The longtime capstone event challenges soon-to-be UNLV Engineering graduates to get hands-on with their education and present commercially viable prototypes and community improvement ideas to a panel of industry judges. Teams who build the most commercially viable and sustainable projects will take home top prizes.
In addition to prizes and bragging rights, the competition prepares students to enter the workforce ready to solve challenging problems that impact the Las Vegas community, nation, and world.
Nearly 40 projects will be up for judging next week, and the innovations will be on display for the public and the UNLV campus community from 2 to 4:30 p.m. at Ham Hall and the UNLV Foundation Building Blasco Event Wing.

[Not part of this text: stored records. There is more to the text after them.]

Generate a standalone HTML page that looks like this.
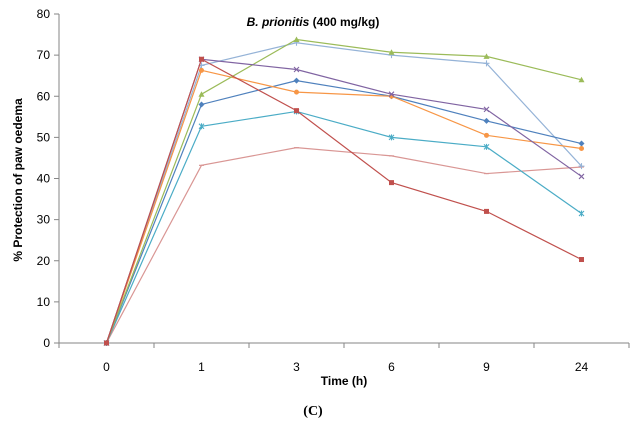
<!DOCTYPE html>
<html><head><meta charset="utf-8"><style>
body{margin:0;background:#fff;}
svg{display:block;font-family:"Liberation Sans",sans-serif;}
</style></head><body>
<svg id="c" width="632" height="427"></svg>
<script>
const categories=["0","1","3","6","9","24"];
const yTicks=[0,10,20,30,40,50,60,70,80];
const sRed=[0,69,56.5,39,32,20.3];
const sGreen=[0,60.5,73.8,70.7,69.7,64];
const sLightBlue=[0,67.5,73,70,68,43];
const sPurple=[0,69,66.5,60.5,56.8,40.5];
const sBlue=[0,58,63.8,60,54,48.5];
const sOrange=[0,66.3,61,60,50.5,47.3];
const sTeal=[0,52.7,56.3,50,47.7,31.5];
const sPink=[0,43.2,47.5,45.5,41.2,42.8];
const series=[
 {n:"series-pink",d:sPink,c:"#D99694",m:"dash"},
 {n:"series-light-blue",d:sLightBlue,c:"#95B3D7",m:"plus"},
 {n:"series-teal",d:sTeal,c:"#4BACC6",m:"star"},
 {n:"series-blue",d:sBlue,c:"#4F81BD",m:"diamond"},
 {n:"series-orange",d:sOrange,c:"#F79646",m:"circle"},
 {n:"series-green",d:sGreen,c:"#9BBB59",m:"tri"},
 {n:"series-purple",d:sPurple,c:"#8064A2",m:"x"},
 {n:"series-red",d:sRed,c:"#C0504D",m:"square"}
];
const NS="http://www.w3.org/2000/svg",svg=document.getElementById('c');
const X0=59,X1=629,Y0=343,Y1=14;
const xs=i=>X0+(X1-X0)/categories.length*(i+0.5);
const ys=v=>Y0-(v/80)*(Y0-Y1);
function el(t,a,p){const e=document.createElementNS(NS,t);for(const k in a)e.setAttribute(k,a[k]);(p||svg).appendChild(e);return e;}
let e;
e=el('line',{x1:X0,y1:Y1,x2:X0,y2:Y0,stroke:'#868686'});


e=el('line',{x1:X0,y1:Y0,x2:X1,y2:Y0,stroke:'#868686'});


yTicks.forEach(v=>{
 el('line',{x1:X0-5,x2:X0,y1:ys(v),y2:ys(v),stroke:'#868686'});
 e=el('text',{x:X0-9,y:ys(v)+4,'text-anchor':'end','font-size':'12'});e.textContent=v;
 
 
});
for(let i=0;i<=categories.length;i++){const x=X0+(X1-X0)/categories.length*i;el('line',{x1:x,x2:x,y1:Y0,y2:Y0+5,stroke:'#868686'});}
categories.forEach((c,i)=>{
 e=el('text',{x:xs(i),y:371,'text-anchor':'middle','font-size':'12'});e.textContent=c;
 
 
});
series.forEach(s=>{
 const g=el('g',{});
 
 
 el('polyline',{points:s.d.map((v,i)=>xs(i)+','+ys(v)).join(' '),fill:'none',stroke:s.c,'stroke-width':1.2},g);
 s.d.forEach((v,i)=>{
  const x=xs(i),y=ys(v);let m;
  if(s.m=='square')m=el('rect',{x:x-2.5,y:y-2.5,width:5,height:5,fill:s.c},g);
  else if(s.m=='circle')m=el('circle',{cx:x,cy:y,r:2.5,fill:s.c},g);
  else if(s.m=='diamond')m=el('path',{d:`M${x} ${y-3}L${x+3} ${y}L${x} ${y+3}L${x-3} ${y}Z`,fill:s.c},g);
  else if(s.m=='tri')m=el('path',{d:`M${x} ${y-3}L${x+3} ${y+2.5}L${x-3} ${y+2.5}Z`,fill:s.c},g);
  else if(s.m=='x')m=el('path',{d:`M${x-2.5} ${y-2.5}L${x+2.5} ${y+2.5}M${x+2.5} ${y-2.5}L${x-2.5} ${y+2.5}`,stroke:s.c,'stroke-width':1.1},g);
  else if(s.m=='plus')m=el('path',{d:`M${x-3} ${y}L${x+3} ${y}M${x} ${y-3}L${x} ${y+3}`,stroke:s.c,'stroke-width':1.1},g);
  else if(s.m=='star')m=el('path',{d:`M${x-2.5} ${y-2.5}L${x+2.5} ${y+2.5}M${x+2.5} ${y-2.5}L${x-2.5} ${y+2.5}M${x} ${y-3}L${x} ${y+3}`,stroke:s.c,'stroke-width':1.1},g);
  else m=el('path',{d:`M${x-2.5} ${y}L${x+2.5} ${y}`,stroke:s.c,'stroke-width':1.2},g);
  
  
 });
});
</script>
<svg style="position:absolute;left:0;top:0" width="632" height="427">
<text x="313" y="26" text-anchor="middle" font-size="12" font-weight="bold" font-family="Liberation Sans,sans-serif"><tspan font-style="italic">B. prionitis</tspan> (400 mg/kg)</text>
<text transform="translate(22,180) rotate(-90)" text-anchor="middle" font-size="12" font-weight="bold" font-family="Liberation Sans,sans-serif">% Protection of paw oedema</text>
<text x="344" y="385" text-anchor="middle" font-size="12" font-weight="bold" font-family="Liberation Sans,sans-serif">Time (h)</text>
<text x="313" y="415" text-anchor="middle" font-size="14" font-weight="bold" font-family="Liberation Serif,serif">(C)</text>
</svg>
</body></html>
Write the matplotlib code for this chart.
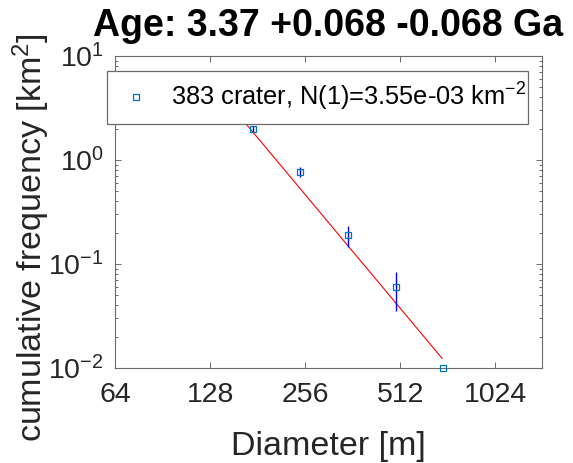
import numpy as np
import matplotlib
matplotlib.use("Agg")
import matplotlib.pyplot as plt
from matplotlib.ticker import FixedLocator, FixedFormatter, LogLocator, NullFormatter, NullLocator

plt.rcParams['font.family'] = ['Liberation Sans', 'DejaVu Sans']
plt.rcParams['mathtext.fontset'] = 'custom'
plt.rcParams['mathtext.rm'] = 'Liberation Sans'
plt.rcParams['mathtext.it'] = 'Liberation Sans:italic'
plt.rcParams['mathtext.bf'] = 'Liberation Sans:bold'

# crater size-frequency data
diam = [175, 247, 349, 495, 698]
cumfreq = [2.0, 0.77, 0.19, 0.06, 0.01]
cumerr = [0.14, 0.088, 0.044, 0.0245, 0.0]

# fitted isochron, end points
fit_d = [142, 694]
fit_n = [3.95, 0.0124]

xticks = [64, 128, 256, 512, 1024]
xticklabels = ['64', '128', '256', '512', '1024']
yticks = [1e-2, 1e-1, 1e0, 1e1]
yticklabels = [r'$10^{-2}$', r'$10^{-1}$', r'$10^{0}$', r'$10^{1}$']

title = 'Age: 3.37 +0.068 -0.068 Ga'
legend_label = r'383 crater, N(1)=3.55e-03 km$^{-2}$'

W, H = 573, 463
fig = plt.figure(figsize=(W / 100, H / 100), dpi=100)
ax = fig.add_axes([115 / W, 1 - 368 / H, 427 / W, 312 / H])

dark = '#262626'
edge = '#6a6a6a'

ax.plot(fit_d, fit_n, color='red', lw=0.8, zorder=2)
ax.errorbar(diam, cumfreq, yerr=cumerr, fmt='none', ecolor='blue', elinewidth=1.0,
            capsize=0, zorder=3)
pts, = ax.plot(diam, cumfreq, 's', mfc='none', mec='#0072BD', ms=5, mew=0.9,
               zorder=4, clip_on=False, label=legend_label)

ax.set_xscale('log', base=2)
ax.set_yscale('log')
ax.set_xlim(64, 1438)
ax.set_ylim(1e-2, 1e1)

ax.xaxis.set_major_locator(FixedLocator(xticks))
ax.xaxis.set_major_formatter(FixedFormatter(xticklabels))
ax.xaxis.set_minor_locator(NullLocator())
ax.yaxis.set_major_locator(FixedLocator(yticks))
ax.yaxis.set_major_formatter(FixedFormatter(yticklabels))
ax.yaxis.set_minor_locator(LogLocator(base=10, subs=np.arange(2, 10), numticks=20))
ax.yaxis.set_minor_formatter(NullFormatter())

ax.tick_params(which='both', direction='in', top=True, right=True, color=edge,
               labelcolor=dark, labelsize=20.5, width=0.7)
ax.tick_params(which='major', length=4)
ax.tick_params(which='minor', length=2.2)
ax.tick_params(axis='x', pad=10)
ax.tick_params(axis='y', pad=8)
for sp in ax.spines.values():
    sp.set_color(edge)
    sp.set_linewidth(0.8)

leg = ax.legend(handles=[pts], loc='upper left',
                bbox_to_anchor=(107 / W, 1 - 119 / H, 421 / W, 48 / H),
                bbox_transform=fig.transFigure, mode='expand', borderaxespad=0,
                fontsize=18.3, frameon=True, fancybox=False, edgecolor=edge,
                framealpha=1, handlelength=1.5, handletextpad=0.6, borderpad=0.4)
leg.get_frame().set_linewidth(0.9)
for t in leg.get_texts():
    t.set_color('black')

fig.text(328 / W, 1 - 36 / H, title, ha='center', va='baseline', fontsize=27,
         fontweight='bold', color='black')
fig.text(328 / W, 1 - 455 / H, 'Diameter [m]', ha='center', va='baseline',
         fontsize=24.5, color=dark)
fig.text(31 / W, 1 - 238 / H, r'cumulative frequency [km$^2$]', rotation=90,
         ha='center', va='center', fontsize=24.5, color=dark)

fig.savefig('out.png', dpi=100)
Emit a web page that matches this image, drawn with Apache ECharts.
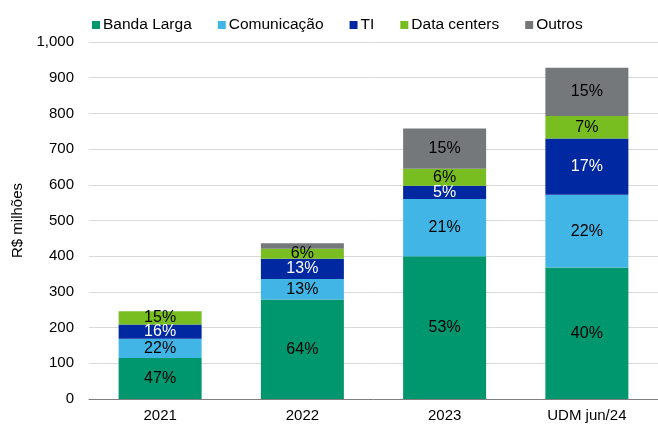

Here's just a sampling of the projects that will be on display:
Math Unity Game
Every summer, the UNLV College of Engineering engages young learners through a variety of STEM-focused summer camps in order to spark an interest in engineering and computer science. This student group has the same goal in mind with an interactive game to aid high schoolers in learning calculus. The team’s goal is to develop a game that makes students feel like they’re not learning math, and, as a result, encourage them to pursue STEAM degrees.
Augmented Reality Translator Visor
The wearable AR visor aims to consolidate real-time language translation, object recognition, and historical/contextual information into a single device — upping the ante on convenience by eliminating the need for users to carry multiple gadgets or use a hodgepodge of different apps. The visor offers “an immersive, hands-free solution that enhances language comprehension,” and makes it especially valuable for travelers, language learners, and those in diverse, multilingual environments.
Advanced Transportation and Congestion Management Technologies Deployment
Between 2014 and 2018, an annual average of 27 accidents and over 90 citations were attributed to wrong-way crashes in Nevada, according to the Nevada Department of Transportation. One student project seeks to reduce the frequency of wrong-way drivers (WWDs) on the U.S. 95 freeway system from Summerlin Parkway to the Spaghetti Bowl through the placement of signage and detection technology along U.S. 95 exit ramps. According to the team’s proposal, the technology will alert WWDs of their error, giving them an opportunity to self-correct before entering the freeway system, with the goal of reducing traffic-related deaths, damages and delays caused by WWDs.